MATERIAL FOR THIS EXERCISE:
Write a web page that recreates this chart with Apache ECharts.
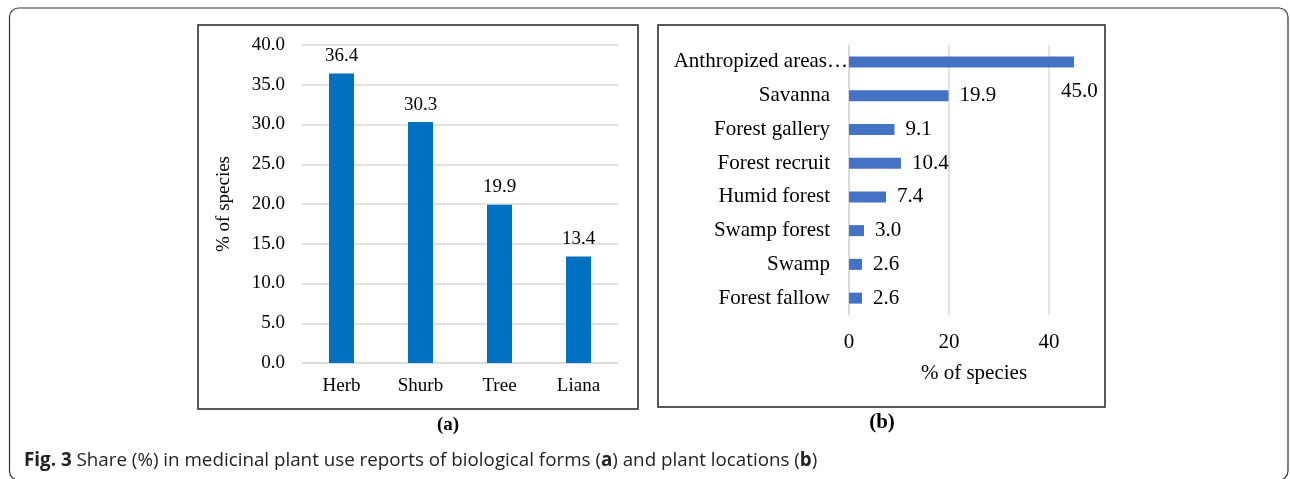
<!DOCTYPE html>
<html><head><meta charset="utf-8">
<script src="https://cdn.jsdelivr.net/npm/echarts@6/dist/echarts.min.js"></script>
<style>html,body{margin:0;padding:0;background:#fff}#c{width:1290px;height:479px}</style>
</head><body><div id="c"></div>
<script>
const formCategories = ['Herb', 'Shurb', 'Tree', 'Liana'];
const formValues = [36.4, 30.3, 19.9, 13.4];
const formTicks = ['0.0','5.0','10.0','15.0','20.0','25.0','30.0','35.0','40.0'];
const locationCategories = ['Anthropized areas…', 'Savanna', 'Forest gallery', 'Forest recruit', 'Humid forest', 'Swamp forest', 'Swamp', 'Forest fallow'];
const locationValues = [45.0, 19.9, 9.1, 10.4, 7.4, 3.0, 2.6, 2.6];
const locationTicks = ['0', '20', '40'];

const serif = 'Liberation Serif';
const chart = echarts.init(document.getElementById('c'), null, {renderer: 'canvas'});
chart.setOption({
  animation: false,
  textStyle: {fontFamily: serif},
  graphic: [
    {type: 'rect', shape: {x: 9.5, y: 8, width: 1278.5, height: 472, r: 9}, style: {fill: 'none', stroke: '#333', lineWidth: 1.2}, silent: true},
    {type: 'rect', shape: {x: 198, y: 25, width: 440, height: 384}, style: {fill: 'none', stroke: '#222', lineWidth: 1.5}, silent: true},
    {type: 'rect', shape: {x: 658, y: 25, width: 447, height: 382}, style: {fill: 'none', stroke: '#222', lineWidth: 1.5}, silent: true},
    {type: 'text', x: 448, y: 425, style: {text: '(a)', font: 'bold 19px "Liberation Serif"', fill: '#000', align: 'center', verticalAlign: 'middle'}},
    {type: 'text', x: 882, y: 423, style: {text: '(b)', font: 'bold 21px "Liberation Serif"', fill: '#000', align: 'center', verticalAlign: 'middle'}},
    {type: 'text', x: 24, y: 461, style: {
      text: '{b|Fig. 3} Share (%) in medicinal plant use reports of biological forms ({b|a}) and plant locations ({b|b})',
      fontFamily: 'Open Sans', fontSize: 18.8, fill: '#222', verticalAlign: 'middle',
      rich: {b: {fontFamily: 'Open Sans', fontSize: 18.8, fontWeight: 'bold', fill: '#222'}}
    }}
  ],
  grid: [
    {left: 302, top: 45, width: 316, height: 318},
    {left: 849, top: 45, width: 250, height: 270}
  ],
  xAxis: [
    {type: 'category', gridIndex: 0, data: formCategories,
      axisLine: {show: true, lineStyle: {color: '#d9d9d9', width: 1.5}}, axisTick: {show: false},
      axisLabel: {color: '#000', fontSize: 19, fontFamily: serif, margin: 14}},
    {type: 'value', gridIndex: 1, min: 0, max: 50, interval: 20,
      axisLine: {show: false}, axisTick: {show: false},
      axisLabel: {color: '#000', fontSize: 21, fontFamily: serif, margin: 17, showMaxLabel: false,
        formatter: v => locationTicks.includes(String(v)) ? String(v) : ''},
      splitLine: {show: true, showMaxLine: false, lineStyle: {color: '#d9d9d9', width: 1.5}},
      name: '% of species', nameLocation: 'middle', nameGap: 48,
      nameTextStyle: {color: '#000', fontSize: 21, fontFamily: serif}}
  ],
  yAxis: [
    {type: 'value', gridIndex: 0, min: 0, max: 40, interval: 5,
      axisLine: {show: false}, axisTick: {show: false},
      axisLabel: {color: '#000', fontSize: 19, fontFamily: serif, margin: 17,
        formatter: v => formTicks[Math.round(v / 5)]},
      splitLine: {show: true, lineStyle: {color: '#d9d9d9', width: 1.5}},
      name: '% of species', nameLocation: 'middle', nameGap: 68,
      nameTextStyle: {color: '#000', fontSize: 19, fontFamily: serif}},
    {type: 'category', gridIndex: 1, data: locationCategories, inverse: true,
      axisLine: {show: true, lineStyle: {color: '#d9d9d9', width: 1.5}}, axisTick: {show: false},
      axisLabel: {color: '#000', fontSize: 21, fontFamily: serif, margin: 1,
        formatter: (v, i) => i === 0 ? '{a|' + v + '}' : '{n|' + v + '}',
        rich: {
          a: {fontSize: 21, fontFamily: serif, color: '#000'},
          n: {fontSize: 21, fontFamily: serif, color: '#000', padding: [0, 18, 0, 0]}
        }}}
  ],
  series: [
    {type: 'bar', xAxisIndex: 0, yAxisIndex: 0, data: formValues, barWidth: 25,
      itemStyle: {color: '#0070C0'},
      label: {show: true, position: 'top', distance: 8, color: '#000', fontSize: 19, fontFamily: serif,
        formatter: p => p.value.toFixed(1)}},
    {type: 'bar', xAxisIndex: 1, yAxisIndex: 1, barWidth: 11,
      data: locationValues.map((v, i) => i === 0 ? {value: v, label: {offset: [-24, 30]}} : v),
      itemStyle: {color: '#4472C4'},
      label: {show: true, position: 'right', distance: 11, color: '#000', fontSize: 21, fontFamily: serif,
        formatter: p => p.value.toFixed(1)}}
  ]
});
</script></body></html>
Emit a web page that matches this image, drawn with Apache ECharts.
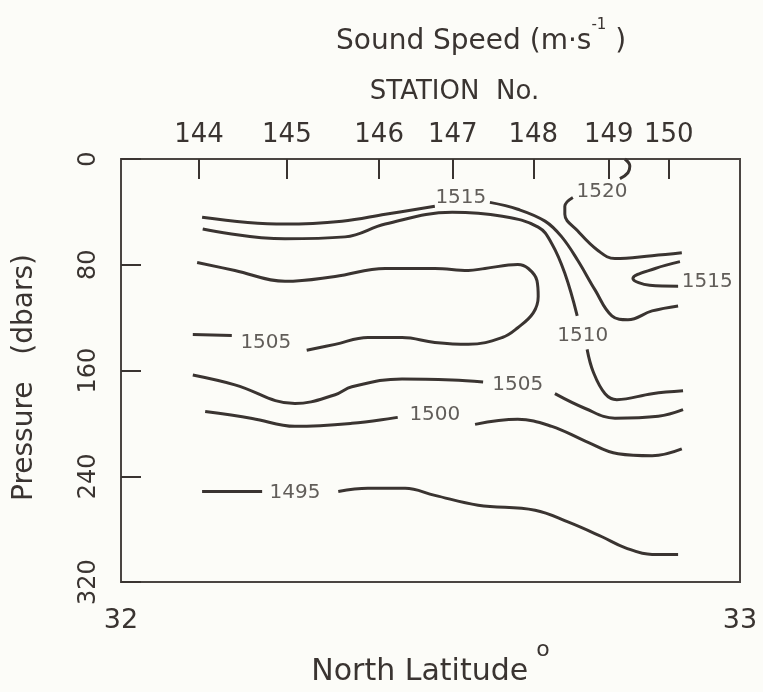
<!DOCTYPE html>
<html>
<head>
<meta charset="utf-8">
<script src="https://cdn.jsdelivr.net/npm/echarts@6/dist/echarts.min.js"></script>
<style>
html,body{margin:0;padding:0;background:#fcfcf8;}
#chart{width:763px;height:692px;}
</style>
</head>
<body>
<div id="chart"></div>
<script>
// ---- axis data ----
const stationNo = ['144', '145', '146', '147', '148', '149', '150'];
const stationLat = [32.126, 32.268, 32.417, 32.536, 32.666, 32.788, 32.885];
const latTicks = [32, 33];
const pressureTicks = [0, 80, 160, 240, 320];

// ---- contour lines: [latitude, pressure] ----
const c1515_a = [[32.131,44.0],[32.265,49.2],[32.357,47.0],[32.427,41.8],[32.507,35.8]];
const c1515_b = [[32.596,32.8],[32.641,38.0],[32.685,47.0],[32.712,58.9],[32.738,76.8],[32.766,99.2],[32.793,118.6],[32.819,121.6],[32.858,114.9],[32.900,111.1]];
const c1510_a = [[32.132,53.0],[32.265,60.4],[32.362,58.9],[32.427,49.2],[32.535,40.3],[32.616,43.3],[32.674,51.5],[32.696,64.1],[32.717,86.5],[32.737,118.6]];
const c1510_b = [[32.753,144.0],[32.763,161.1],[32.782,177.5],[32.801,182.0],[32.858,177.5],[32.908,175.3]];
const c1505u_a = [[32.116,132.8],[32.179,133.5]];
const c1505u_b = [[32.300,144.7],[32.346,140.2],[32.399,135.0],[32.454,135.0],[32.507,138.7],[32.561,140.2],[32.616,135.0],[32.641,127.6],[32.666,116.4],[32.674,104.0],[32.672,92.0],[32.658,82.8],[32.641,79.8],[32.588,82.8],[32.561,84.3],[32.507,82.8],[32.427,82.8],[32.346,88.8],[32.265,92.5],[32.184,84.3],[32.123,78.3]];
const c1505l_a = [[32.116,163.4],[32.184,170.8],[32.281,185.0],[32.346,178.3],[32.373,172.3],[32.454,166.3],[32.535,167.1],[32.585,168.6]];
const c1505l_b = [[32.701,177.5],[32.750,188.7],[32.798,196.0],[32.868,194.5],[32.908,189.5]];
const c1500_a = [[32.136,191.0],[32.212,196.2],[32.281,202.2],[32.373,199.9],[32.447,195.4]];
const c1500_b = [[32.572,200.7],[32.641,196.9],[32.696,202.2],[32.750,213.3],[32.803,223.0],[32.858,224.5],[32.906,219.3]];
const c1495_a = [[32.131,251.4],[32.228,251.4]];
const c1495_b = [[32.351,251.4],[32.399,249.1],[32.459,249.1],[32.507,254.4],[32.577,261.8],[32.669,265.6],[32.722,274.5],[32.777,285.7],[32.814,293.9],[32.858,299.1],[32.900,299.1]];
const c1520_main = [[32.730,29.1],[32.717,35.8],[32.717,41.8],[32.738,54.5],[32.771,69.4],[32.798,75.3],[32.858,73.1],[32.906,70.9]];
const c1515_loop = [[32.903,77.6],[32.863,82.8],[32.827,90.3],[32.854,95.5],[32.900,96.2]];
const c1520_top = [[32.814,0.0],[32.822,5.2],[32.819,10.4],[32.806,14.9]];

// ---- contour labels: [latitude, pressure, text] ----
const contourLabels = [
  [32.549, 29.1, '1515'],
  [32.777, 24.6, '1520'],
  [32.947, 93.2, '1515'],
  [32.746, 133.5, '1510'],
  [32.234, 138.7, '1505'],
  [32.641, 170.8, '1505'],
  [32.507, 193.2, '1500'],
  [32.281, 252.1, '1495']
];

const contours = [c1515_a, c1515_b, c1510_a, c1510_b, c1505u_a, c1505u_b, c1505l_a, c1505l_b,
  c1500_a, c1500_b, c1495_a, c1495_b, c1520_main, c1515_loop, c1520_top];

const INK = '#3a3431';
const FONT = 'DejaVu Sans';

const chart = echarts.init(document.getElementById('chart'));
const lineSeries = contours.map(function (c) {
  return {
    type: 'line', data: c, smooth: 0.4, showSymbol: false, symbol: 'none',
    lineStyle: { color: INK, width: 3 }, silent: true, animation: false,
    xAxisIndex: 0, yAxisIndex: 0, z: 3
  };
});

chart.setOption({
  backgroundColor: '#fcfcf8',
  animation: false,
  title: {
    text: '{m|Sound Speed (m·s}{s|-1}{m| )}',
    left: 331, top: 13,
    textStyle: {
      fontWeight: 'normal',
      rich: {
        m: { fontFamily: FONT, fontSize: 28, fontWeight: 'normal', color: INK, padding: [10, 0, 0, 0], verticalAlign: 'bottom' },
        s: { fontFamily: FONT, fontSize: 15, fontWeight: 'normal', color: INK, verticalAlign: 'top' }
      }
    }
  },
  grid: {
    left: 121, right: 23, top: 159, bottom: 104,
    show: true, borderColor: '#4a4542', borderWidth: 2, backgroundColor: 'transparent'
  },
  xAxis: [
    {
      type: 'value', position: 'bottom', min: 32, max: 33, interval: 1,
      axisLine: { show: false }, axisTick: { show: false }, splitLine: { show: false },
      axisLabel: {
        customValues: latTicks,
        fontFamily: FONT, fontSize: 27, color: INK, margin: 25
      },
      name: '{m|North Latitude}{s|o}',
      nameLocation: 'middle', nameGap: 39,
      nameTextStyle: {
        rich: {
          m: { fontFamily: FONT, fontSize: 30, color: INK, padding: [18, 0, 0, 0], verticalAlign: 'bottom' },
          s: { fontFamily: FONT, fontSize: 22, color: INK, padding: [0, 0, 0, 8], verticalAlign: 'top' }
        }
      }
    },
    {
      type: 'value', position: 'top', min: 32, max: 33,
      axisLine: { show: false }, splitLine: { show: false },
      axisTick: { show: true, inside: true, length: 20, customValues: stationLat,
        lineStyle: { color: INK, width: 2 } },
      axisLabel: {
        customValues: stationLat,
        fontFamily: FONT, fontSize: 26, color: INK, margin: 11,
        formatter: function (v) {
          let best = 0, d = 1e9;
          stationLat.forEach(function (s, i) { if (Math.abs(s - v) < d) { d = Math.abs(s - v); best = i; } });
          return stationNo[best];
        }
      },
      name: 'STATION  No.',
      nameLocation: 'middle', nameGap: 54,
      nameTextStyle: { fontFamily: FONT, fontSize: 26, color: INK, padding: [0, 0, 0, 48] }
    }
  ],
  yAxis: [
    {
      type: 'value', inverse: true, min: 0, max: 320, interval: 80,
      axisLine: { show: false }, splitLine: { show: false },
      axisTick: { show: true, inside: true, length: 20, lineStyle: { color: INK, width: 2 } },
      axisLabel: {
        customValues: pressureTicks,
        rotate: 90, fontFamily: FONT, fontSize: 24, color: INK, margin: 20
      },
      name: 'Pressure   (dbars)',
      nameLocation: 'middle', nameGap: 82,
      nameTextStyle: { fontFamily: FONT, fontSize: 28, color: INK, padding: [0, 14, 0, 0] }
    }
  ],
  series: lineSeries.concat([
    {
      type: 'scatter', data: contourLabels, symbolSize: 0, silent: true, z: 4,
      xAxisIndex: 0, yAxisIndex: 0,
      label: {
        show: true, position: 'inside',
        formatter: function (p) { return p.data[2]; },
        fontFamily: FONT, fontSize: 20, color: INK
      }
    }
  ])
});
</script>
</body>
</html>
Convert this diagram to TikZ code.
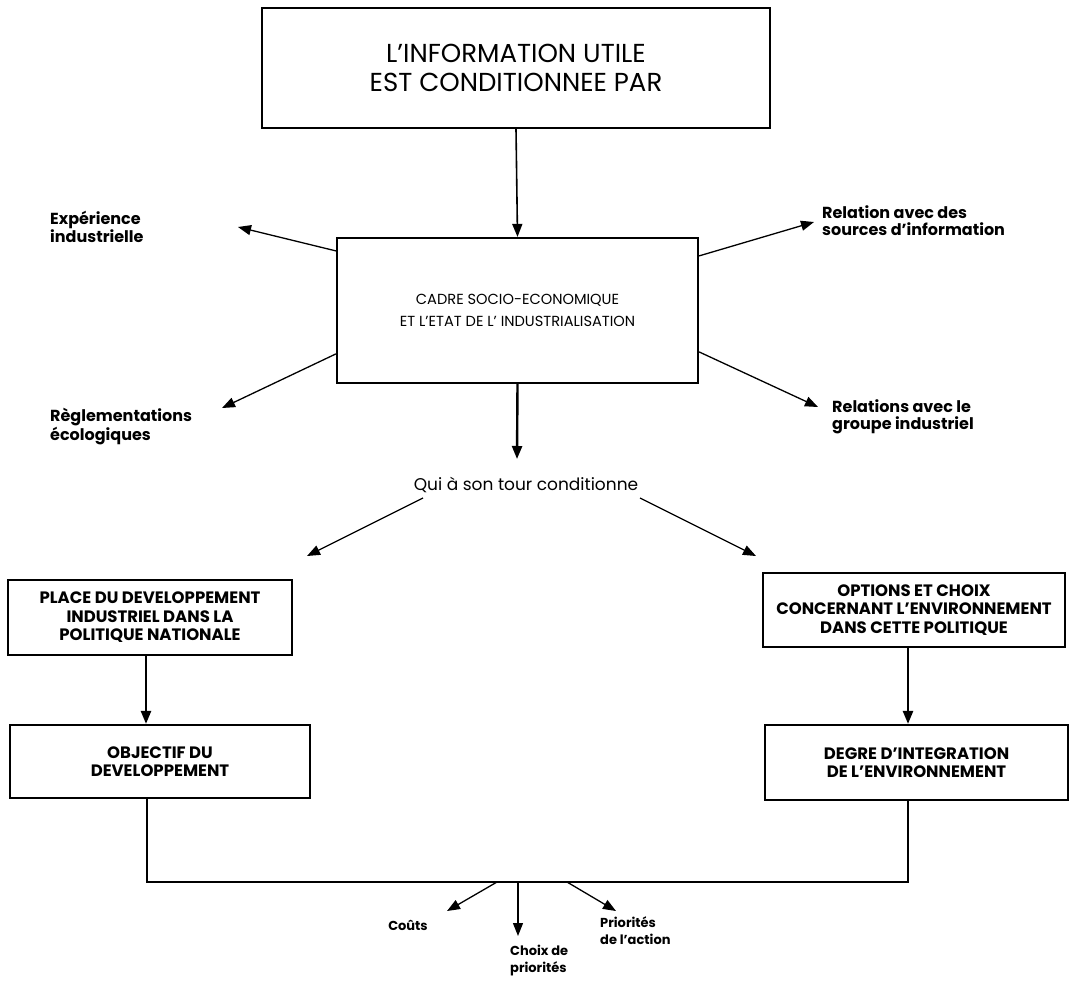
\documentclass[tikz,border=0pt]{standalone}
\usepackage{fontspec}
\setmainfont{Poppins}
\usetikzlibrary{arrows.meta,calc}
\begin{document}
\begin{tikzpicture}[x=1pt,y=-1pt,
  box/.style={draw, line width=2.2pt, inner sep=0pt, align=center},
  arr/.style={-{Triangle[length=13pt,width=10pt]}, line width=1.3pt},
  heavy/.style={-{Triangle[length=13pt,width=10pt]}, line width=2.4pt},
  lab/.style={font=\bfseries\fontsize{16}{17.5}\selectfont, align=left, inner sep=0pt},
  small lab/.style={font=\bfseries\fontsize{13}{17}\selectfont, align=left, inner sep=0pt},
  boxtxt/.style={font=\bfseries\fontsize{16.5}{18.5}\selectfont}]
\useasboundingbox[fill=white] (0,0) rectangle (1073,988);

% main boxes
\node[box, minimum width=508pt, minimum height=120pt,
      font=\fontsize{26}{29}\selectfont] (top) at (516,68)
  {L'INFORMATION UTILE\\EST CONDITIONNEE PAR};
\node[box, minimum width=361pt, minimum height=145pt,
      font=\fontsize{14.6}{22}\selectfont] (cadre) at (517.5,310.5)
  {CADRE SOCIO-ECONOMIQUE\\ET L'ETAT DE L' INDUSTRIALISATION};
\node[box, boxtxt, minimum width=284pt, minimum height=75pt] (place) at (150,617.5)
  {PLACE DU DEVELOPPEMENT\\INDUSTRIEL DANS LA\\POLITIQUE NATIONALE};
\node[box, boxtxt, minimum width=300pt, minimum height=73pt] (obj) at (160,761.5)
  {OBJECTIF DU\\DEVELOPPEMENT};
\node[box, boxtxt, minimum width=302pt, minimum height=74pt] (opt) at (914,610)
  {OPTIONS ET CHOIX\\CONCERNANT L'ENVIRONNEMENT\\DANS CETTE POLITIQUE};
\node[box, boxtxt, minimum width=303pt, minimum height=75pt] (deg) at (916.5,762.5)
  {DEGRE D'INTEGRATION\\DE L'ENVIRONNEMENT};

% side labels
\node[lab, anchor=north west] (exp) at (50,211) {Expérience\\industrielle};
\node[lab, anchor=north west] (reg) at (50,408) {Règlementations\\écologiques};
\node[lab, anchor=north west] (rel) at (822,205) {Relation avec des\\sources d'information};
\node[lab, anchor=north west] (grp) at (832,399) {Relations avec le\\groupe industriel};
\node[font=\fontsize{17}{20}\selectfont, inner sep=0pt] (qui) at (526,485) {Qui à son tour conditionne};

% bottom labels
\node[small lab] (couts) at (408,925) {Coûts};
\node[small lab, anchor=north west] (choix) at (510,945) {Choix de\\priorités};
\node[small lab, anchor=north west] (prio) at (600,916) {Priorités\\de l'action};

% free arrow ends
\coordinate (expT) at (238,227);
\coordinate (regT) at (222,408);
\coordinate (relT) at (814,222);
\coordinate (grpT) at (818,407);
\coordinate (quiT) at (517,459);
\coordinate (plT) at (307,556);
\coordinate (opT) at (756,556);
\coordinate (jL) at (147,882);
\coordinate (jR) at (908,882);
\coordinate (coT) at (447,911);
\coordinate (chT) at (518,936);
\coordinate (prT) at (616,911);

% connectors
\draw[arr, line width=1.6pt] (top.south) -- (cadre.north);
\draw[arr] ($(cadre.north west)+(0,14)$) -- (expT);
\draw[arr] ($(cadre.north west)+(0,117)$) -- (regT);
\draw[arr] ($(cadre.north east)+(0,19)$) -- (relT);
\draw[arr] ($(cadre.north east)+(0,115)$) -- (grpT);
\draw[heavy] (cadre.south) -- (quiT);
\draw[arr] (423,498) -- (plT);
\draw[arr] (640,498) -- (opT);
\draw[heavy] ($(place.south)+(-4,0)$) -- ($(obj.north)+(-14,0)$);
\draw[heavy] ($(opt.south)+(-6,0)$) -- ($(deg.north)+(-8.5,0)$);
\draw[line width=2.4pt] (obj.south -| jL) -- (jL) -- (jR) -- (deg.south -| jR);
\draw[arr] (497,882) -- (coT);
\draw[arr] (518,882) -- (chT);
\draw[arr] (567,882) -- (prT);
\end{tikzpicture}
\end{document}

SET PROBLEM:
Return exactly the lines from the one with "Convert this diagram to TikZ code." to the one with "(0,0) rectangle (1073,988);", both ends kept, and only those. Images are left out.

EXERCISE RESULT:
Convert this diagram to TikZ code.
\documentclass[tikz,border=0pt]{standalone}
\usepackage{fontspec}
\setmainfont{Poppins}
\usetikzlibrary{arrows.meta,calc}
\begin{document}
\begin{tikzpicture}[x=1pt,y=-1pt,
  box/.style={draw, line width=2.2pt, inner sep=0pt, align=center},
  arr/.style={-{Triangle[length=13pt,width=10pt]}, line width=1.3pt},
  heavy/.style={-{Triangle[length=13pt,width=10pt]}, line width=2.4pt},
  lab/.style={font=\bfseries\fontsize{16}{17.5}\selectfont, align=left, inner sep=0pt},
  small lab/.style={font=\bfseries\fontsize{13}{17}\selectfont, align=left, inner sep=0pt},
  boxtxt/.style={font=\bfseries\fontsize{16.5}{18.5}\selectfont}]
\useasboundingbox[fill=white] (0,0) rectangle (1073,988);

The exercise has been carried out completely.